### COLLECTED MATERIAL

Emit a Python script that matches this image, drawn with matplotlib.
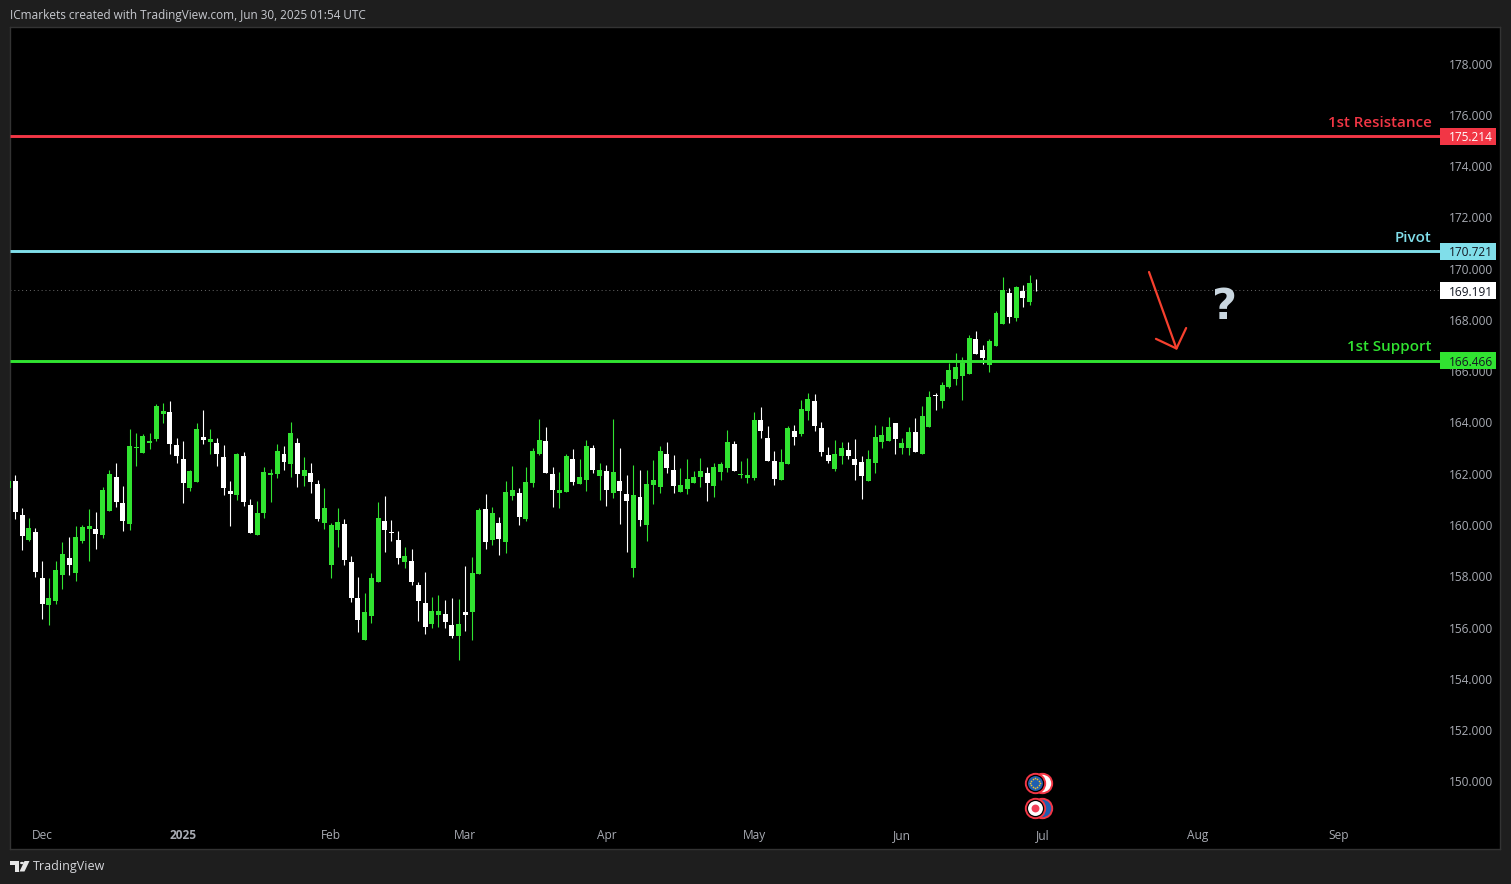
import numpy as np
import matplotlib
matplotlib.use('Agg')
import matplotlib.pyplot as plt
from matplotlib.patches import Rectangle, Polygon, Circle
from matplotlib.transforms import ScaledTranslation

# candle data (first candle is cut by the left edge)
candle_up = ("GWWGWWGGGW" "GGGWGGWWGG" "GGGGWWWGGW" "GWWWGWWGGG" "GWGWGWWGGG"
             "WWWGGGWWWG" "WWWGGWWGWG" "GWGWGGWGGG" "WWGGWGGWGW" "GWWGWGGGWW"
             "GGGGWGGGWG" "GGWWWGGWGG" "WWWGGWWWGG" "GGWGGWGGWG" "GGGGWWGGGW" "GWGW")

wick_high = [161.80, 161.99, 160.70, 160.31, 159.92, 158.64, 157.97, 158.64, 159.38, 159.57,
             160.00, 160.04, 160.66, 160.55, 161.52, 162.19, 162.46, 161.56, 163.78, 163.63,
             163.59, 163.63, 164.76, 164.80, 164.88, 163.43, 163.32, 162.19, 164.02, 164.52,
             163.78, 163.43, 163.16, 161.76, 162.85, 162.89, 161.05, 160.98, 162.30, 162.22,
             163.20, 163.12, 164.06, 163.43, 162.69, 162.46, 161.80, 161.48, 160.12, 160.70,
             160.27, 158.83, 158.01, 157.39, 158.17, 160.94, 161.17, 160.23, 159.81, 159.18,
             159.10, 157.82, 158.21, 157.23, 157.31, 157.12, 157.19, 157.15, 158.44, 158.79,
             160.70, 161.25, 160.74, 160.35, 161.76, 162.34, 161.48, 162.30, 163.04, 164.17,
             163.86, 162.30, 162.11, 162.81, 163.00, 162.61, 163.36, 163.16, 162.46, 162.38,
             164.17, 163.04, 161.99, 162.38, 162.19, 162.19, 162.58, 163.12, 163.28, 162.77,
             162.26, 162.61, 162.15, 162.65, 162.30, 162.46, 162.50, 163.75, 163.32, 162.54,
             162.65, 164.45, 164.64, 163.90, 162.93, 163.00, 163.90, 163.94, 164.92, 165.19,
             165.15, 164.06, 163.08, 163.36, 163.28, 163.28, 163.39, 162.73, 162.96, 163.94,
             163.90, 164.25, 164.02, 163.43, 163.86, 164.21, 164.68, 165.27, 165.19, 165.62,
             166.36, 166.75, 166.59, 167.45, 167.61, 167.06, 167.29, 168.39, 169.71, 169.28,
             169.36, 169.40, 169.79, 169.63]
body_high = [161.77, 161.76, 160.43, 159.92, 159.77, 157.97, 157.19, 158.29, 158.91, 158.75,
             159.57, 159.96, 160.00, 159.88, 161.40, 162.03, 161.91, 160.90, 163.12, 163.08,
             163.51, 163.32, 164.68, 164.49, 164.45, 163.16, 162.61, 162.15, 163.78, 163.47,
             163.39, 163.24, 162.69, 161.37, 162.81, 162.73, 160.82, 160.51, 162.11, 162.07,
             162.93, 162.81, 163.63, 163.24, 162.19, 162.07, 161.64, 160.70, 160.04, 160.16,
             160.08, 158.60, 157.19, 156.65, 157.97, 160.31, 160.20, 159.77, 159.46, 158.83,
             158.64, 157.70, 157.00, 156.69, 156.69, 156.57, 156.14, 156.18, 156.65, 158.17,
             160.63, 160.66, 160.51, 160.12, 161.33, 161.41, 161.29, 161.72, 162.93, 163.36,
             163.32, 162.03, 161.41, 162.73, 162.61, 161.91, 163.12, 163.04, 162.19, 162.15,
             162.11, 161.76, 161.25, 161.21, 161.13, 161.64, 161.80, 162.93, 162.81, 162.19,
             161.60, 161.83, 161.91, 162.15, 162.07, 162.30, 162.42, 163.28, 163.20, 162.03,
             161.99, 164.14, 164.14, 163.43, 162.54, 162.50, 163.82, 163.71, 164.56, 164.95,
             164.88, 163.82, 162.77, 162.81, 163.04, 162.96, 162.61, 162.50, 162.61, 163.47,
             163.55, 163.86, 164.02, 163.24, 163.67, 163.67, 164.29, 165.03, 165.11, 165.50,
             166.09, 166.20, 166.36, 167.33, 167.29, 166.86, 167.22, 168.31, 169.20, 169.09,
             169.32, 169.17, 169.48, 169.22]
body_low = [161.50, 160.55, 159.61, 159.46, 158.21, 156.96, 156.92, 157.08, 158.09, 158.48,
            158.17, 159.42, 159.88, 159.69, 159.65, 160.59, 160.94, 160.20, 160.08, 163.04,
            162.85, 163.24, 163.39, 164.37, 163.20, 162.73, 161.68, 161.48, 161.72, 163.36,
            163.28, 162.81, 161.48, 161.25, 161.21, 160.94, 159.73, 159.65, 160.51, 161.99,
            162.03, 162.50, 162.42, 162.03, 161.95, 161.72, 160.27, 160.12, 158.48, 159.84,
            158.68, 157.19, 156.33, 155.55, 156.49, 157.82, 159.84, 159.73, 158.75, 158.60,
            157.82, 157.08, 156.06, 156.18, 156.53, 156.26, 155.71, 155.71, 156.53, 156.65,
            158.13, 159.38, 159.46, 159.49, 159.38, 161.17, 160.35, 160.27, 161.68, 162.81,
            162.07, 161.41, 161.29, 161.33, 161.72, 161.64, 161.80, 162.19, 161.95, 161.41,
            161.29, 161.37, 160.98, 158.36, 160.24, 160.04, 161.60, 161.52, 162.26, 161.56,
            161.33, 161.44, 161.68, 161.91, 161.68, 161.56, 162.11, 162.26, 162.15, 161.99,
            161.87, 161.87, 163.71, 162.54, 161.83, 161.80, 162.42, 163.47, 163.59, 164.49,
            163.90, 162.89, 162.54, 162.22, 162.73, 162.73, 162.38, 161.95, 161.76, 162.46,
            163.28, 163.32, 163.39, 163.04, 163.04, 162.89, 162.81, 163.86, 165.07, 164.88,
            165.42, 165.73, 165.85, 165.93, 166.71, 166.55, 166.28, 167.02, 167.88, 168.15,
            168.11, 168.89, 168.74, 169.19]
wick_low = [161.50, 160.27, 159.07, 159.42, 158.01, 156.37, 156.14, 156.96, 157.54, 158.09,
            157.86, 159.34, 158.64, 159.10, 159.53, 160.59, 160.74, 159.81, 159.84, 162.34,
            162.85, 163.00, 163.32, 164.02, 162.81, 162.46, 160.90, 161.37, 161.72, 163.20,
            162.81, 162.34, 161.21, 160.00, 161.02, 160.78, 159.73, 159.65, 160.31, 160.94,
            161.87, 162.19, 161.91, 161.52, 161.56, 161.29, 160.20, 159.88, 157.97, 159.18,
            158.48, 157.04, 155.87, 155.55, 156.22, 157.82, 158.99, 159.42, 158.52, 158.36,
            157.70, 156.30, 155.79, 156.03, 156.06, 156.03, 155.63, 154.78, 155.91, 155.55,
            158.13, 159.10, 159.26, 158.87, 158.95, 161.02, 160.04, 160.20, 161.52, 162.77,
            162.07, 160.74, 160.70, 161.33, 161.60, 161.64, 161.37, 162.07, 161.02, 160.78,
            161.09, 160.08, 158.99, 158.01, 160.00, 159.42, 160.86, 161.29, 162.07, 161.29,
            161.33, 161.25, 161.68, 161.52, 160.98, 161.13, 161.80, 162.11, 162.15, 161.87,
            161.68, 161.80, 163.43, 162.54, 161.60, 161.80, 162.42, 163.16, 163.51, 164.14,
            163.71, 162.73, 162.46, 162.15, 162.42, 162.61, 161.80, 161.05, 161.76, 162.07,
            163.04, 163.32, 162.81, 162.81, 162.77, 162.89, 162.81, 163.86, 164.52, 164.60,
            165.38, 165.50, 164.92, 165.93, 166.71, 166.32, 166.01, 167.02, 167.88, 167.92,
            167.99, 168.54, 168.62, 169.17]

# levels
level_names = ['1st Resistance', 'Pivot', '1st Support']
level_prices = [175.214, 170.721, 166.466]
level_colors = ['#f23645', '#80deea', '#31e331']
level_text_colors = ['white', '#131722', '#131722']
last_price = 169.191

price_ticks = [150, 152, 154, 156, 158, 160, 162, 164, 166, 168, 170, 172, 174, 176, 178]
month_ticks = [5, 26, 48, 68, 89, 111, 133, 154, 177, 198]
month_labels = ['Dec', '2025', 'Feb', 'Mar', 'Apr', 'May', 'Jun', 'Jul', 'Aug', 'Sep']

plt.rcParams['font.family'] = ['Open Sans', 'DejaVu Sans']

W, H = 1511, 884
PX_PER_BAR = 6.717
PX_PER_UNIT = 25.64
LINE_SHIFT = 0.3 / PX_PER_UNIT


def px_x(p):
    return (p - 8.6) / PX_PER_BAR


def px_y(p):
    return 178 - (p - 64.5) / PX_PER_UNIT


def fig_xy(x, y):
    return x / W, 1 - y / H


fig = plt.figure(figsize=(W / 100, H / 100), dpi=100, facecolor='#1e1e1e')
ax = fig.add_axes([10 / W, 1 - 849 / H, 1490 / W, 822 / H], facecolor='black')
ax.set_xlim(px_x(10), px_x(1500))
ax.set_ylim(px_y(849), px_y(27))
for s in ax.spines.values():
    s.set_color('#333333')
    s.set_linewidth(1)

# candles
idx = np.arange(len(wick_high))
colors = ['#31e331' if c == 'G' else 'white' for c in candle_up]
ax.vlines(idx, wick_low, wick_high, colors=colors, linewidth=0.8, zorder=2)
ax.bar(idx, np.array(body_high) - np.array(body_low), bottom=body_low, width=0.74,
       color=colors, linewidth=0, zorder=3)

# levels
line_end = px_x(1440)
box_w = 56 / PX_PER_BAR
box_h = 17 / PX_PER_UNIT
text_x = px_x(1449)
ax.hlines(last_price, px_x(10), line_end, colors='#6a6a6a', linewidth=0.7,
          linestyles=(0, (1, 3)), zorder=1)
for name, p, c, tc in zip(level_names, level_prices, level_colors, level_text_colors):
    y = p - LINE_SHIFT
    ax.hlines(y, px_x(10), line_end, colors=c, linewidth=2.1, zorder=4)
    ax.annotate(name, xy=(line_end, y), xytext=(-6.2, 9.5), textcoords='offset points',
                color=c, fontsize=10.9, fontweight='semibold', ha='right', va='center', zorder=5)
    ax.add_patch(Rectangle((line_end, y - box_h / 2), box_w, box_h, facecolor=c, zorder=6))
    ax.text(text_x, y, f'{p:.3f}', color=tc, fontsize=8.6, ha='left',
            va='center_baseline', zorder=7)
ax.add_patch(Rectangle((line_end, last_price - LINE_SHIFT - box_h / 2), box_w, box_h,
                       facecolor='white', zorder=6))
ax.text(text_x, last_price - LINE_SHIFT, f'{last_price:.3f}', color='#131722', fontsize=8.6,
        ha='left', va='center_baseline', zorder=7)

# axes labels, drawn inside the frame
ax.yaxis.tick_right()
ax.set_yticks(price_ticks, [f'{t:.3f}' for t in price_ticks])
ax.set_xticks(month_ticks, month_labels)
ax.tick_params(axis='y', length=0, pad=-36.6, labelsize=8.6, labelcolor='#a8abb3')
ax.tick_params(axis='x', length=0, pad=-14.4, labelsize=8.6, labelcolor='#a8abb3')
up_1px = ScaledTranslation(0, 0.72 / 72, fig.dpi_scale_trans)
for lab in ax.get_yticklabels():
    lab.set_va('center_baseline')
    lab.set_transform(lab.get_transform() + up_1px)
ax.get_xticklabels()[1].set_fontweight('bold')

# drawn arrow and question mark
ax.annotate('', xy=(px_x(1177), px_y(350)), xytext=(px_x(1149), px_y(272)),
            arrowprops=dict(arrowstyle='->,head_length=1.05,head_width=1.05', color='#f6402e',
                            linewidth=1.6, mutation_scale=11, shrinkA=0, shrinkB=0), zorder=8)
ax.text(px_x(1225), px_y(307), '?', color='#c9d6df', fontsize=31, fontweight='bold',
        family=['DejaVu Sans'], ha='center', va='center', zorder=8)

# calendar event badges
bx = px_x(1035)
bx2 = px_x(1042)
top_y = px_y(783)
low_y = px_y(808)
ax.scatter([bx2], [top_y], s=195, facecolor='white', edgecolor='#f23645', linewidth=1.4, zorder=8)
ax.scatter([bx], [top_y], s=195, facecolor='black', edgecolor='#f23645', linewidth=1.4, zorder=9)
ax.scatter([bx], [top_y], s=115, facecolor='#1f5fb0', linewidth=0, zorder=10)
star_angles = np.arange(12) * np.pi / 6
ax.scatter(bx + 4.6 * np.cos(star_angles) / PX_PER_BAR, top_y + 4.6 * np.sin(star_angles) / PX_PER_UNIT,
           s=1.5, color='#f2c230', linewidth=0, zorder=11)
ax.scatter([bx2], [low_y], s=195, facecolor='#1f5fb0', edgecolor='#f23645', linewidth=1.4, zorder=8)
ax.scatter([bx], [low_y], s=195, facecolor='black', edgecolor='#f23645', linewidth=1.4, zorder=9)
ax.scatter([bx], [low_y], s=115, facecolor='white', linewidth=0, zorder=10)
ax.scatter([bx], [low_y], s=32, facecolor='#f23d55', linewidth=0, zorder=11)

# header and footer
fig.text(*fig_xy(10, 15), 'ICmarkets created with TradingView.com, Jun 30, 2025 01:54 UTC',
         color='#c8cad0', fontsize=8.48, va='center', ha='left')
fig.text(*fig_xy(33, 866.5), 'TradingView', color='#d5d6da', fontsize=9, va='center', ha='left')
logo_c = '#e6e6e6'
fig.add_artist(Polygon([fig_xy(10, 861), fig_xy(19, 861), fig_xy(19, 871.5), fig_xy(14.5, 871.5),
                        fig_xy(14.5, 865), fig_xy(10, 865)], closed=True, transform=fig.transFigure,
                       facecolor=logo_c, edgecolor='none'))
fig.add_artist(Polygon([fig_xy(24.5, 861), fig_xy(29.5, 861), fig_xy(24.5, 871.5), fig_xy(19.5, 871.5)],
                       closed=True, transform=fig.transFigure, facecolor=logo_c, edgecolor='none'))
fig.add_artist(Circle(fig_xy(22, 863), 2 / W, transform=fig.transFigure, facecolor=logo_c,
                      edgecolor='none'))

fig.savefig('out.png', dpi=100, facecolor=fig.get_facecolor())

### STATED PROBLEM
Please reproduce the listing exactly from its opening line through the line that contains "from matplotlib.transforms import", both included, with all pictures omitted.

### OUTPUT
Emit a Python script that matches this image, drawn with matplotlib.
import numpy as np
import matplotlib
matplotlib.use('Agg')
import matplotlib.pyplot as plt
from matplotlib.patches import Rectangle, Polygon, Circle
from matplotlib.transforms import ScaledTranslation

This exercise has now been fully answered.